PROMPT = From the first line of the data below through the line bearing "After Excision Explants", reproduce each line exactly; do not include pictures.

## BEGIN PROVIDED DATA

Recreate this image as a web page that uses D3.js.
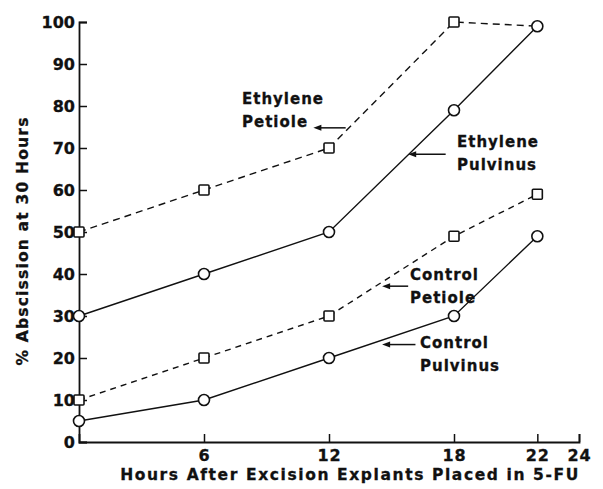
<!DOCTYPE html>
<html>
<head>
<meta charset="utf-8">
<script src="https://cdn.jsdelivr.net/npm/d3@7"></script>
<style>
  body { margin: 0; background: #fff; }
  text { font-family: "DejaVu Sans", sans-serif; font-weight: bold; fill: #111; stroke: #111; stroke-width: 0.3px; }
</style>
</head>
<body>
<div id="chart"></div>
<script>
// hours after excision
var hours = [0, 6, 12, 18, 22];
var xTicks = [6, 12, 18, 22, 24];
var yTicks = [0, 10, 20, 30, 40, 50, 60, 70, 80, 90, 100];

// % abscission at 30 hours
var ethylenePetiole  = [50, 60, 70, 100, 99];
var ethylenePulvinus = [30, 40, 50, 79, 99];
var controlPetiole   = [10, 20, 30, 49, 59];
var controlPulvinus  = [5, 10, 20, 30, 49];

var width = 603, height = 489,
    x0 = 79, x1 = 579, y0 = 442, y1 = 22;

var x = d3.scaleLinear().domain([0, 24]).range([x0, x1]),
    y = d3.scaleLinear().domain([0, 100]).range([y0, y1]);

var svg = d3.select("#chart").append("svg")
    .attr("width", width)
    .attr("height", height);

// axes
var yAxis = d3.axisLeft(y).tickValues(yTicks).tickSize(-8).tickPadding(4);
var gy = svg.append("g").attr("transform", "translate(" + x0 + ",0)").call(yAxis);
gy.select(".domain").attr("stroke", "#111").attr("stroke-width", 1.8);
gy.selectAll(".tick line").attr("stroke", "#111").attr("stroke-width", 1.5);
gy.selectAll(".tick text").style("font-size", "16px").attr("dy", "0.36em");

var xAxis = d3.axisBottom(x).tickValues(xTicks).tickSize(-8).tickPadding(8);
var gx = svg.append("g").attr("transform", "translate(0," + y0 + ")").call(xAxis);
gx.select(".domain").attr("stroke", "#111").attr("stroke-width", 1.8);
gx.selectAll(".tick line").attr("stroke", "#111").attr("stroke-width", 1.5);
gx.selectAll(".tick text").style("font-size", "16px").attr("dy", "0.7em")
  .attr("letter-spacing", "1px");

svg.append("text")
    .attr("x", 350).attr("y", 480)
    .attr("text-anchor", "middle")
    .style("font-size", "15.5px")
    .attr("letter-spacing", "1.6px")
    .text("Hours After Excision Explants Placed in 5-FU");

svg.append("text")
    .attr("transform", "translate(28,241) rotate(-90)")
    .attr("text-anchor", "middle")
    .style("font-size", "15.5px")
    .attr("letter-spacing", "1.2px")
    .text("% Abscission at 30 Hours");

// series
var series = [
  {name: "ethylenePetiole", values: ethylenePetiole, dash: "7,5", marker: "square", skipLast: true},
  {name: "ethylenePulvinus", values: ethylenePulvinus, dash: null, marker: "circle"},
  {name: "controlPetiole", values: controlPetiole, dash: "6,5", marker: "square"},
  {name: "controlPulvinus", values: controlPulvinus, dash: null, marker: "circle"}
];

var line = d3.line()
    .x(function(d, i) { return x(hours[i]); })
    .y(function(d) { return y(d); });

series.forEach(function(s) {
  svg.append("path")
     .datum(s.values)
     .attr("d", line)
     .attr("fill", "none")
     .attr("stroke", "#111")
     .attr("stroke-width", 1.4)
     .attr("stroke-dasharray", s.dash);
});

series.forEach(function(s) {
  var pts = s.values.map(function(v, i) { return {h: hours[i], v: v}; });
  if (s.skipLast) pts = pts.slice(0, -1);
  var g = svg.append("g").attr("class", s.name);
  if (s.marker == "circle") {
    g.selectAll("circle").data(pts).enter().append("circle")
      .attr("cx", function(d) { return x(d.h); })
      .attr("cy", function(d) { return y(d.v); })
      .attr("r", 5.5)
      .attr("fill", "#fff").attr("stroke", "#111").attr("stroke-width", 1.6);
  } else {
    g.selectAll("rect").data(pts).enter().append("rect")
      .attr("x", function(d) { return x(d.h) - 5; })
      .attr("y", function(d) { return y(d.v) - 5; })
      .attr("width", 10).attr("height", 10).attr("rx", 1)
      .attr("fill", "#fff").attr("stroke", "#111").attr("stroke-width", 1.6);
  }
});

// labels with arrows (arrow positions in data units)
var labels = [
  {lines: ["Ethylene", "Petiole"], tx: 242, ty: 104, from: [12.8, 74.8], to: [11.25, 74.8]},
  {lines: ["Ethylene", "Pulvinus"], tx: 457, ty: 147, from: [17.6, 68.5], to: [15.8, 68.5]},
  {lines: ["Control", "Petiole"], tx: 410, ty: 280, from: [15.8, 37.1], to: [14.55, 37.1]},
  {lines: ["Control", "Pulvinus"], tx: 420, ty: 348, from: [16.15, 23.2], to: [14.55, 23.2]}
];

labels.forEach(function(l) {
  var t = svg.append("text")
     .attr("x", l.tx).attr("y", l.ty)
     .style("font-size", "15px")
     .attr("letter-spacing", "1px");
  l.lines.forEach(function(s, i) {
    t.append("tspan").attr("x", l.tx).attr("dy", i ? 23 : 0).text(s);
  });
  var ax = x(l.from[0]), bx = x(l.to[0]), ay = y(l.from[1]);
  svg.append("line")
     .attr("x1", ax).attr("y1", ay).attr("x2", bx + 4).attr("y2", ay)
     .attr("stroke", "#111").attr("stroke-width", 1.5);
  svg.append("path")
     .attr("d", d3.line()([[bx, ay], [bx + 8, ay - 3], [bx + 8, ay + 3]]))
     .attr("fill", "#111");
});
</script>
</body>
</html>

## END PROVIDED DATA

RESPONSE =
Recreate this image as a web page that uses D3.js.
<!DOCTYPE html>
<html>
<head>
<meta charset="utf-8">
<script src="https://cdn.jsdelivr.net/npm/d3@7"></script>
<style>
  body { margin: 0; background: #fff; }
  text { font-family: "DejaVu Sans", sans-serif; font-weight: bold; fill: #111; stroke: #111; stroke-width: 0.3px; }
</style>
</head>
<body>
<div id="chart"></div>
<script>
// hours after excision
var hours = [0, 6, 12, 18, 22];
var xTicks = [6, 12, 18, 22, 24];
var yTicks = [0, 10, 20, 30, 40, 50, 60, 70, 80, 90, 100];

// % abscission at 30 hours
var ethylenePetiole  = [50, 60, 70, 100, 99];
var ethylenePulvinus = [30, 40, 50, 79, 99];
var controlPetiole   = [10, 20, 30, 49, 59];
var controlPulvinus  = [5, 10, 20, 30, 49];

var width = 603, height = 489,
    x0 = 79, x1 = 579, y0 = 442, y1 = 22;

var x = d3.scaleLinear().domain([0, 24]).range([x0, x1]),
    y = d3.scaleLinear().domain([0, 100]).range([y0, y1]);

var svg = d3.select("#chart").append("svg")
    .attr("width", width)
    .attr("height", height);

// axes
var yAxis = d3.axisLeft(y).tickValues(yTicks).tickSize(-8).tickPadding(4);
var gy = svg.append("g").attr("transform", "translate(" + x0 + ",0)").call(yAxis);
gy.select(".domain").attr("stroke", "#111").attr("stroke-width", 1.8);
gy.selectAll(".tick line").attr("stroke", "#111").attr("stroke-width", 1.5);
gy.selectAll(".tick text").style("font-size", "16px").attr("dy", "0.36em");

var xAxis = d3.axisBottom(x).tickValues(xTicks).tickSize(-8).tickPadding(8);
var gx = svg.append("g").attr("transform", "translate(0," + y0 + ")").call(xAxis);
gx.select(".domain").attr("stroke", "#111").attr("stroke-width", 1.8);
gx.selectAll(".tick line").attr("stroke", "#111").attr("stroke-width", 1.5);
gx.selectAll(".tick text").style("font-size", "16px").attr("dy", "0.7em")
  .attr("letter-spacing", "1px");

svg.append("text")
    .attr("x", 350).attr("y", 480)
    .attr("text-anchor", "middle")
    .style("font-size", "15.5px")
    .attr("letter-spacing", "1.6px")
    .text("Hours After Excision Explants Placed in 5-FU");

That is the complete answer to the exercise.